Los niños tienen que aprender a perder
¿Se enfurruña si la suerte le da la espalda?, ¿llora?, ¿abandona el juego? Tiene que aprender a perder.
Que a veces un niño se enfade o llore porque ha perdido en un juego no es algo tan extraño entre los siete y los diez años (aún están aprendiendo a perder); pero si monta una rabieta fuerte cada dos por tres, hay que preguntarse cuál puede ser el origen de esa exagerada reacción.

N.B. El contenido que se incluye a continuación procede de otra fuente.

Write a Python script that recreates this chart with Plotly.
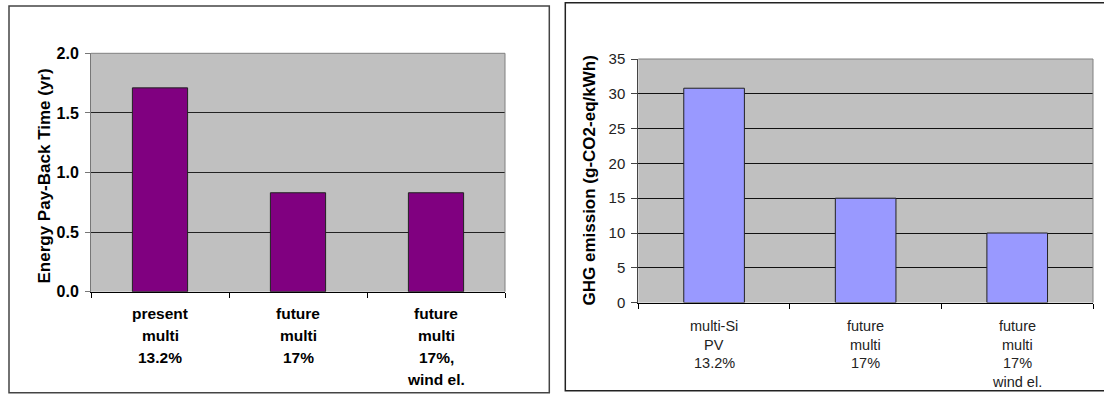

Es posible que haya sufrido una pérdida reciente que aún no ha sido capaz de asimilar (la muerte de un familiar cercano, un cambio de barrio, de colegio o en la familia...). Este sentimiento de haber perdido algo que para él era importante le hace sentirse inseguro, y temeroso también («Si ya perdí aquello, ¿qué más voy a perder de ahora en adelante?») y lo proyecta cuando es derrotado en el juego.

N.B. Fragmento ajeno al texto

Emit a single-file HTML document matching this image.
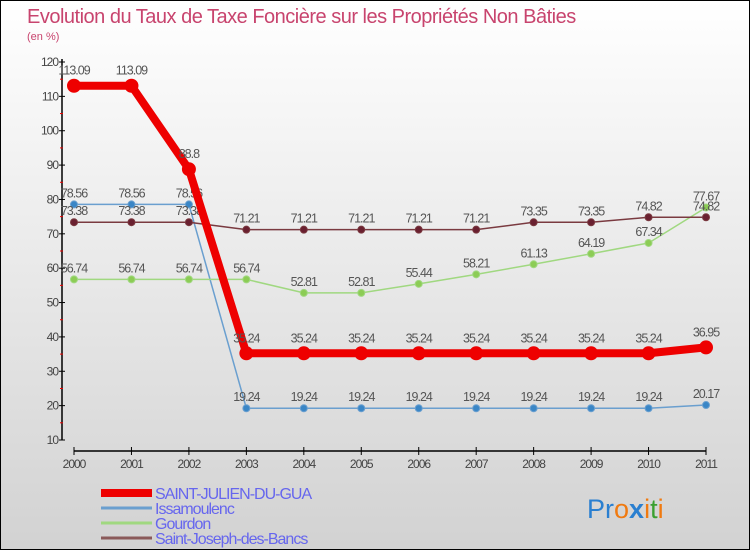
<!DOCTYPE html>
<html><head><meta charset="utf-8"><style>
body{margin:0}
#wrap{width:750px;height:550px;box-sizing:border-box;border:1px solid #000;background:linear-gradient(#fff,#d2d2d2);position:relative;font-family:"Liberation Sans",sans-serif;overflow:hidden}
svg text{font-family:"Liberation Sans",sans-serif}
</style></head><body>
<div id="wrap">
<svg id="svg" width="750" height="550">
<text x="26" y="22" font-size="20" fill="#c8446e" letter-spacing="-0.5">Evolution du Taux de Taxe Foncière sur les Propriétés Non Bâties</text>
<text x="26" y="39" font-size="11" fill="#c8446e">(en %)</text>
<g id="g"></g>
<text x="586" y="517" font-size="27"><tspan fill="#2a7fd0">Pr</tspan><tspan fill="#f07a10">o</tspan><tspan fill="#2a7fd0" font-weight="bold">x</tspan><tspan fill="#f07a10">i</tspan><tspan fill="#3aa030">t</tspan><tspan fill="#f07a10">i</tspan></text>
</svg></div>
<script>
const years=[2000,2001,2002,2003,2004,2005,2006,2007,2008,2009,2010,2011];
const yTicks=[10,20,30,40,50,60,70,80,90,100,110,120];
const seriesNames=["SAINT-JULIEN-DU-GUA","Issamoulenc","Gourdon","Saint-Joseph-des-Bancs"];
const sJulien=[113.09,113.09,88.8,35.24,35.24,35.24,35.24,35.24,35.24,35.24,35.24,36.95];
const sIssa=[78.56,78.56,78.56,19.24,19.24,19.24,19.24,19.24,19.24,19.24,19.24,20.17];
const sGourdon=[56.74,56.74,56.74,56.74,52.81,52.81,55.44,58.21,61.13,64.19,67.34,77.67];
const sJoseph=[73.38,73.38,73.38,71.21,71.21,71.21,71.21,71.21,73.35,73.35,74.82,74.82];
const NS="http://www.w3.org/2000/svg";
const g=document.getElementById('g');
function X(i){return 73+i*(632/(years.length-1));}
function Y(v){return 61+(120-v)*(378/110);}
function mk(t,a,p){const e=document.createElementNS(NS,t);for(const k in a)e.setAttribute(k,a[k]);(p||g).appendChild(e);return e;}
let ax=mk('line',{x1:61,y1:58,x2:61,y2:439,stroke:'#000','stroke-width':1.5});


let xa=mk('line',{x1:73,y1:450,x2:705,y2:450,stroke:'#000','stroke-width':1.5});


yTicks.forEach(v=>{
 mk('line',{x1:58,y1:Y(v),x2:64,y2:Y(v),stroke:'#000'});
 if(v<120)mk('line',{x1:59,y1:Y(v+5),x2:62,y2:Y(v+5),stroke:'#e00'});
 const t=mk('text',{x:57,y:Y(v)+4,'font-size':12,'text-anchor':'end',fill:'#444','letter-spacing':'-1'});t.textContent=v;
 
 
});
years.forEach((y,i)=>{
 mk('line',{x1:X(i),y1:446,x2:X(i),y2:454,stroke:'#000'});
 const t=mk('text',{x:X(i),y:467,'font-size':12,'text-anchor':'middle',fill:'#444','letter-spacing':'-1'});t.textContent=y;
 
 
});
function series(data,color,w,r,fill,name,dy){
 const pts=data.map((v,i)=>X(i)+','+Y(v)).join(' ');
 const l=mk('polyline',{points:pts,fill:'none',stroke:color,'stroke-width':w,'stroke-linejoin':'round'});
 
 
 data.forEach((v,i)=>{
  const c=mk('circle',{cx:X(i),cy:Y(v),r:r,fill:fill,stroke:color,'stroke-width':1});
  
  
  const t=mk('text',{x:X(i),y:Y(v)+dy,'font-size':12.5,'text-anchor':'middle',fill:'#555','letter-spacing':'-1'});t.textContent=v;
  
  
 });
}
series(sIssa,'#6a9fcf',1.5,3.5,'#3a86c6','issamoulenc',-7);
series(sGourdon,'#a0d880',1.5,3.5,'#8ccc55','gourdon',-7);
series(sJoseph,'#7a3a40',1.5,3.5,'#6a2030','saint-joseph',-7);
series(sJulien,'#ee0000',8,6.5,'#ee0000','saint-julien',-11);
const cols=['#ee0000','#6a9fcf','#a0d880','#8a5a5a'],ws=[8,3,3,3];
seriesNames.forEach((n,i)=>{
 const y=492+i*15;
 const l=mk('line',{x1:100,y1:y,x2:151,y2:y,stroke:cols[i],'stroke-width':ws[i]});
 
 
 const t=mk('text',{x:154,y:y+6,'font-size':16,fill:'#6666ee','letter-spacing':'-1'});t.textContent=n;
 
 
});
</script></body></html>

Ha de acostumbrarse a asumir las pérdidas.
Enseñar a los niños a asumir que hay cosas que tuvieron pero que ya no están (amistades, afectos, quizás una mejor situación económica familiar...) es un importante aprendizaje que les será útil no sólo ahora, sino cuando sean adultos. Y para aceptar esa responsabilidad necesitan tiempo y comprensión: a ellos les duele, aunque a nosotros nos parezca que no es para tanto.
También puede ocurrir que los padres, sin darse cuenta, estén exigiendo demasiado a su hijo («Tienes que esforzarte más, ya no eres tan niño») y él interprete que también en el juego ha de ser el mejor. Pero saber perder desde niños es una metáfora de las renuncias necesarias en la vida que les ayudará más adelante a asumir plenamente las nuevas adquisiciones y logros.
La competitividad no es mala. En casi todos los ámbitos de la vida juega a nuestro favor como un impulso que contribuye a la autosuperación y al éxito. El error reside en considerarla como el único motor de nuestros actos. Si esto sucede, el afán por ser el mejor en todo podría llegar a convertirse en una carrera de fondo constante en la que todos los esfuerzos son pocos, y esto sí que es malo.
El juego, elemento primordial en los primeros años de vida, es un sano ejercicio que fomenta la competitividad, pero también la energía positiva, el compañerismo, las relaciones sociales y la diversión. Éstos deben ser los principales objetivos, no intentar ganar a cualquier precio.